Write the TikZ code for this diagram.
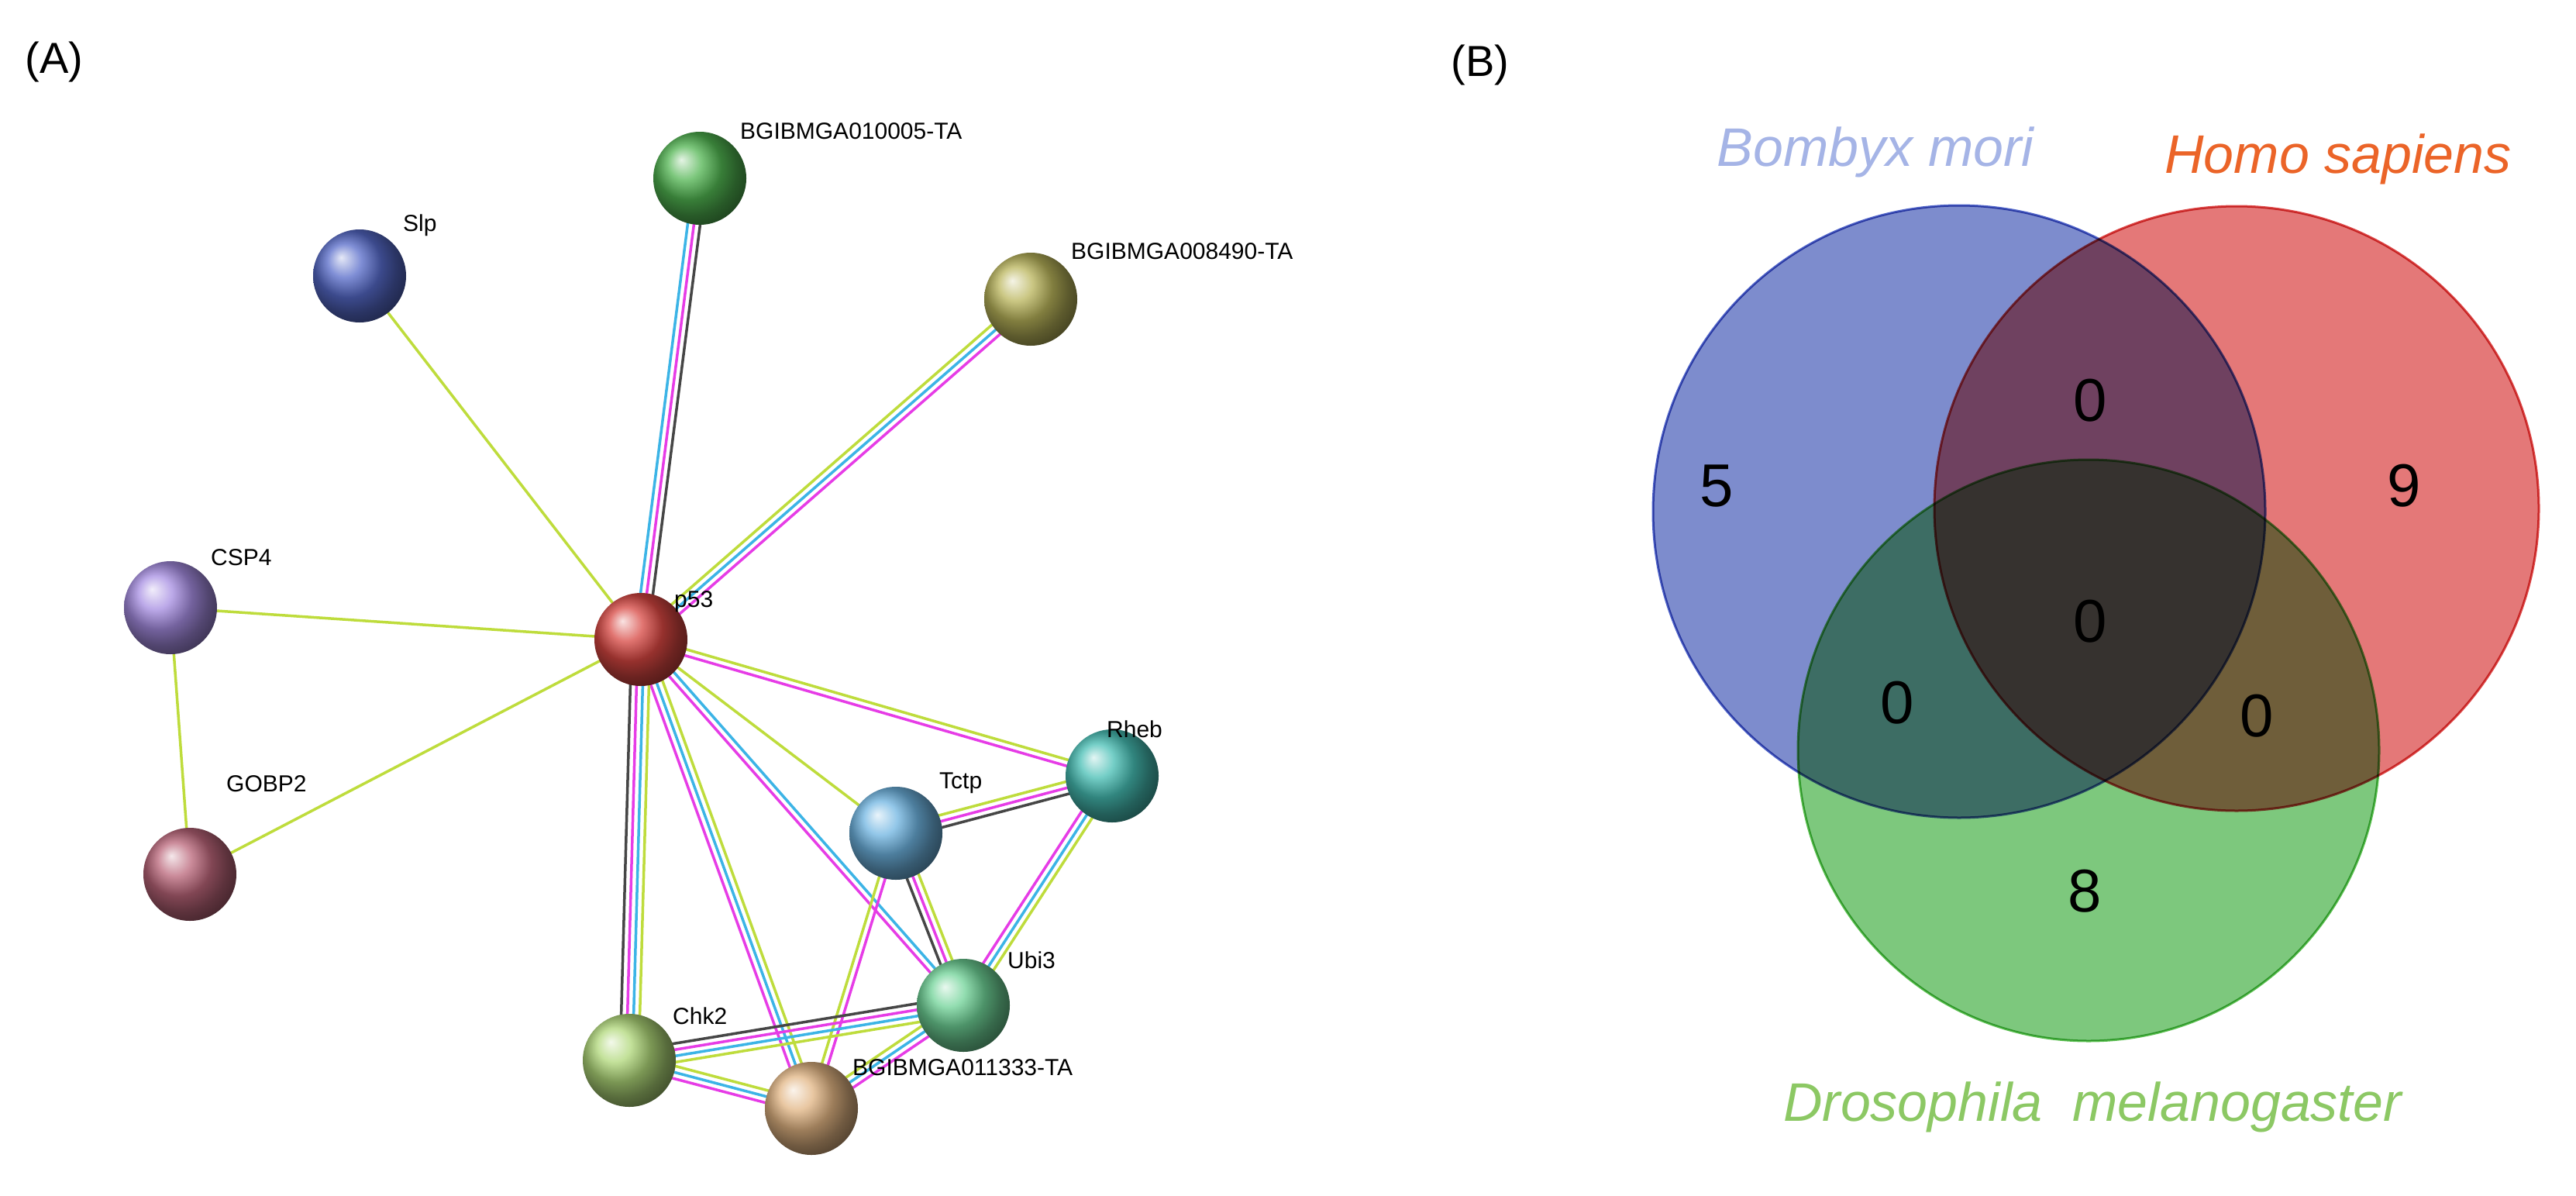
\documentclass[tikz,border=0pt]{standalone}
\usepackage{fontspec}
\setmainfont{Liberation Sans}
\usetikzlibrary{calc}
\definecolor{cY}{RGB}{190,220,60}
\definecolor{cC}{RGB}{60,180,230}
\definecolor{cM}{RGB}{230,60,230}
\definecolor{cK}{RGB}{70,70,70}
\definecolor{bp53}{RGB}{215,70,65}
\definecolor{bslp}{RGB}{85,105,200}
\definecolor{bg10}{RGB}{80,180,80}
\definecolor{bg84}{RGB}{185,180,90}
\definecolor{bcsp}{RGB}{165,140,225}
\definecolor{bgob}{RGB}{185,100,120}
\definecolor{btct}{RGB}{110,180,225}
\definecolor{brhb}{RGB}{70,190,180}
\definecolor{bubi}{RGB}{110,210,150}
\definecolor{bchk}{RGB}{175,215,120}
\definecolor{bg11}{RGB}{225,180,130}
\definecolor{vB}{RGB}{125,140,205}
\definecolor{vR}{RGB}{228,120,120}
\definecolor{vG}{RGB}{125,200,125}
\definecolor{vBd}{RGB}{80,100,200}
\definecolor{vRd}{RGB}{220,70,70}
\definecolor{vGd}{RGB}{90,190,80}
\definecolor{tB}{RGB}{165,180,230}
\definecolor{tR}{RGB}{235,100,40}
\definecolor{tG}{RGB}{140,200,100}
\newcommand\fs[1]{\fontsize{#1}{#1}\selectfont}
\newcommand\myedge[3]{%
  \foreach \c [count=\i] in {#3} {\global\let\nn\i}%
  \foreach \c [count=\i] in {#3} {%
    \pgfmathsetmacro\o{(\i-(\nn+1)/2)*8}%
    \draw[\c,line width=3.5pt] ($(#1)!\o pt!90:(#2)$) -- ($(#2)!\o pt!-90:(#1)$);}}
\tikzset{
  ball/.style={circle,minimum size=120pt,inner sep=0pt,shading=ball,ball color=#1},
  lab/.style={font=\fs{30},anchor=south west,inner sep=0pt},
}
\begin{document}
\begin{tikzpicture}[x=1pt,y=-1pt]
\useasboundingbox (0,0) rectangle (3324,1542);
\node[font=\fs{56}] (A) at (70,80) {(A)};
\node[font=\fs{56}] (B) at (1910,84) {(B)};
\coordinate (p53) at (827,825);
\coordinate (slp) at (464,356);
\coordinate (g10) at (903,230);
\coordinate (g84) at (1330,386);
\coordinate (csp) at (220,784);
\coordinate (gob) at (245,1128);
\coordinate (tct) at (1156,1075);
\coordinate (rhb) at (1435,1001);
\coordinate (ubi) at (1243,1297);
\coordinate (chk) at (812,1368);
\coordinate (g11) at (1047,1430);
\myedge{slp}{p53}{cY}
\myedge{g10}{p53}{cC,cM,cK}
\myedge{g84}{p53}{cY,cC,cM}
\myedge{csp}{p53}{cY}
\myedge{csp}{gob}{cY}
\myedge{gob}{p53}{cY}
\myedge{p53}{rhb}{cM,cY}
\myedge{p53}{tct}{cY}
\myedge{p53}{ubi}{cM,cC}
\myedge{p53}{g11}{cM,cC,cY}
\myedge{p53}{chk}{cK,cM,cC,cY}
\myedge{tct}{rhb}{cK,cM,cY}
\myedge{tct}{ubi}{cK,cM,cY}
\myedge{tct}{g11}{cY,cM}
\myedge{rhb}{ubi}{cM,cC,cY}
\myedge{chk}{ubi}{cY,cC,cM,cK}
\myedge{chk}{g11}{cM,cC,cY}
\myedge{ubi}{g11}{cY,cC,cM}
\node[ball=bp53] (np53) at (p53) {};
\node[ball=bslp] (nslp) at (slp) {};
\node[ball=bg10] (ng10) at (g10) {};
\node[ball=bg84] (ng84) at (g84) {};
\node[ball=bcsp] (ncsp) at (csp) {};
\node[ball=bgob] (ngob) at (gob) {};
\node[ball=btct] (ntct) at (tct) {};
\node[ball=brhb] (nrhb) at (rhb) {};
\node[ball=bubi] (nubi) at (ubi) {};
\node[ball=bchk] (nchk) at (chk) {};
\node[ball=bg11] (ng11) at (g11) {};
\node[lab] (l1) at (870,790) {p53};
\node[lab] (l2) at (520,305) {Slp};
\node[lab] (l3) at (955,180) {BGIBMGA010005-TA};
\node[lab] (l4) at (1382,335) {BGIBMGA008490-TA};
\node[lab] (l5) at (272,730) {CSP4};
\node[lab] (l6) at (292,1022) {GOBP2};
\node[lab] (l7) at (1212,1024) {Tctp};
\node[lab] (l8) at (1428,952) {Rheb};
\node[lab] (l9) at (1300,1250) {Ubi3};
\node[lab] (l10) at (868,1322) {Chk2};
\node[lab] (l11) at (1100,1388) {BGIBMGA011333-TA};
\begin{scope}[blend group=multiply]
\fill[fill=vB,draw=vBd,line width=3pt] (2528,660) circle (395);
\fill[fill=vR,draw=vRd,line width=3pt] (2886,656) circle (390);
\fill[fill=vG,draw=vGd,line width=3pt] (2695,968) circle (375);
\end{scope}
\begin{scope}[font=\fs{78}]
\node (n5) at (2215,627) {5};
\node (n0a) at (2697,517) {0};
\node (n9) at (3102,627) {9};
\node (n0b) at (2697,802) {0};
\node (n0c) at (2448,907) {0};
\node (n0d) at (2912,924) {0};
\node (n8) at (2690,1150) {8};
\end{scope}
\begin{scope}[font=\fs{70}\itshape]
\node[text=tB] (s1) at (2420,196) {Bombyx mori};
\node[text=tR] (s2) at (3017,205) {Homo sapiens};
\node[text=tG] (s3) at (2700,1428) {Drosophila\ \ melanogaster};
\end{scope}
\end{tikzpicture}
\end{document}
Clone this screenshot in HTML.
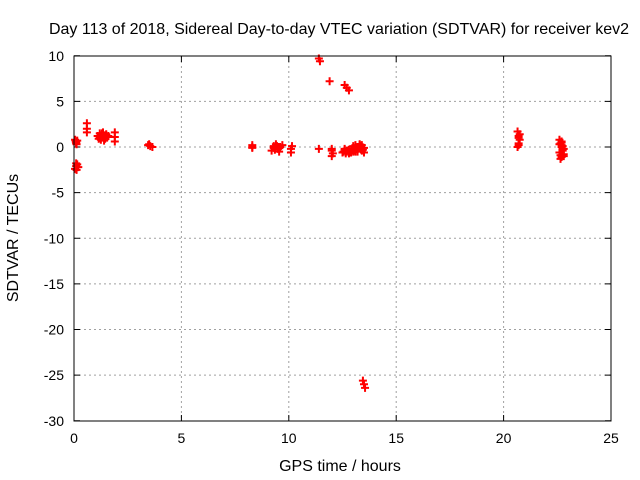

## Your goal:
Your job is to transcribe the entries above exactly; skip the pictures.

## Response to the exercise:
Write the TikZ code for this diagram.
\documentclass[tikz,border=0pt]{standalone}
\usepackage{fontspec}
\setmainfont{Liberation Sans}
\usetikzlibrary{calc}
\definecolor{cY}{RGB}{190,220,60}
\definecolor{cC}{RGB}{60,180,230}
\definecolor{cM}{RGB}{230,60,230}
\definecolor{cK}{RGB}{70,70,70}
\definecolor{bp53}{RGB}{215,70,65}
\definecolor{bslp}{RGB}{85,105,200}
\definecolor{bg10}{RGB}{80,180,80}
\definecolor{bg84}{RGB}{185,180,90}
\definecolor{bcsp}{RGB}{165,140,225}
\definecolor{bgob}{RGB}{185,100,120}
\definecolor{btct}{RGB}{110,180,225}
\definecolor{brhb}{RGB}{70,190,180}
\definecolor{bubi}{RGB}{110,210,150}
\definecolor{bchk}{RGB}{175,215,120}
\definecolor{bg11}{RGB}{225,180,130}
\definecolor{vB}{RGB}{125,140,205}
\definecolor{vR}{RGB}{228,120,120}
\definecolor{vG}{RGB}{125,200,125}
\definecolor{vBd}{RGB}{80,100,200}
\definecolor{vRd}{RGB}{220,70,70}
\definecolor{vGd}{RGB}{90,190,80}
\definecolor{tB}{RGB}{165,180,230}
\definecolor{tR}{RGB}{235,100,40}
\definecolor{tG}{RGB}{140,200,100}
\newcommand\fs[1]{\fontsize{#1}{#1}\selectfont}
\newcommand\myedge[3]{%
  \foreach \c [count=\i] in {#3} {\global\let\nn\i}%
  \foreach \c [count=\i] in {#3} {%
    \pgfmathsetmacro\o{(\i-(\nn+1)/2)*8}%
    \draw[\c,line width=3.5pt] ($(#1)!\o pt!90:(#2)$) -- ($(#2)!\o pt!-90:(#1)$);}}
\tikzset{
  ball/.style={circle,minimum size=120pt,inner sep=0pt,shading=ball,ball color=#1},
  lab/.style={font=\fs{30},anchor=south west,inner sep=0pt},
}
\begin{document}
\begin{tikzpicture}[x=1pt,y=-1pt]
\useasboundingbox (0,0) rectangle (3324,1542);
\node[font=\fs{56}] (A) at (70,80) {(A)};
\node[font=\fs{56}] (B) at (1910,84) {(B)};
\coordinate (p53) at (827,825);
\coordinate (slp) at (464,356);
\coordinate (g10) at (903,230);
\coordinate (g84) at (1330,386);
\coordinate (csp) at (220,784);
\coordinate (gob) at (245,1128);
\coordinate (tct) at (1156,1075);
\coordinate (rhb) at (1435,1001);
\coordinate (ubi) at (1243,1297);
\coordinate (chk) at (812,1368);
\coordinate (g11) at (1047,1430);
\myedge{slp}{p53}{cY}
\myedge{g10}{p53}{cC,cM,cK}
\myedge{g84}{p53}{cY,cC,cM}
\myedge{csp}{p53}{cY}
\myedge{csp}{gob}{cY}
\myedge{gob}{p53}{cY}
\myedge{p53}{rhb}{cM,cY}
\myedge{p53}{tct}{cY}
\myedge{p53}{ubi}{cM,cC}
\myedge{p53}{g11}{cM,cC,cY}
\myedge{p53}{chk}{cK,cM,cC,cY}
\myedge{tct}{rhb}{cK,cM,cY}
\myedge{tct}{ubi}{cK,cM,cY}
\myedge{tct}{g11}{cY,cM}
\myedge{rhb}{ubi}{cM,cC,cY}
\myedge{chk}{ubi}{cY,cC,cM,cK}
\myedge{chk}{g11}{cM,cC,cY}
\myedge{ubi}{g11}{cY,cC,cM}
\node[ball=bp53] (np53) at (p53) {};
\node[ball=bslp] (nslp) at (slp) {};
\node[ball=bg10] (ng10) at (g10) {};
\node[ball=bg84] (ng84) at (g84) {};
\node[ball=bcsp] (ncsp) at (csp) {};
\node[ball=bgob] (ngob) at (gob) {};
\node[ball=btct] (ntct) at (tct) {};
\node[ball=brhb] (nrhb) at (rhb) {};
\node[ball=bubi] (nubi) at (ubi) {};
\node[ball=bchk] (nchk) at (chk) {};
\node[ball=bg11] (ng11) at (g11) {};
\node[lab] (l1) at (870,790) {p53};
\node[lab] (l2) at (520,305) {Slp};
\node[lab] (l3) at (955,180) {BGIBMGA010005-TA};
\node[lab] (l4) at (1382,335) {BGIBMGA008490-TA};
\node[lab] (l5) at (272,730) {CSP4};
\node[lab] (l6) at (292,1022) {GOBP2};
\node[lab] (l7) at (1212,1024) {Tctp};
\node[lab] (l8) at (1428,952) {Rheb};
\node[lab] (l9) at (1300,1250) {Ubi3};
\node[lab] (l10) at (868,1322) {Chk2};
\node[lab] (l11) at (1100,1388) {BGIBMGA011333-TA};
\begin{scope}[blend group=multiply]
\fill[fill=vB,draw=vBd,line width=3pt] (2528,660) circle (395);
\fill[fill=vR,draw=vRd,line width=3pt] (2886,656) circle (390);
\fill[fill=vG,draw=vGd,line width=3pt] (2695,968) circle (375);
\end{scope}
\begin{scope}[font=\fs{78}]
\node (n5) at (2215,627) {5};
\node (n0a) at (2697,517) {0};
\node (n9) at (3102,627) {9};
\node (n0b) at (2697,802) {0};
\node (n0c) at (2448,907) {0};
\node (n0d) at (2912,924) {0};
\node (n8) at (2690,1150) {8};
\end{scope}
\begin{scope}[font=\fs{70}\itshape]
\node[text=tB] (s1) at (2420,196) {Bombyx mori};
\node[text=tR] (s2) at (3017,205) {Homo sapiens};
\node[text=tG] (s3) at (2700,1428) {Drosophila\ \ melanogaster};
\end{scope}
\end{tikzpicture}
\end{document}
Clone this screenshot in HTML.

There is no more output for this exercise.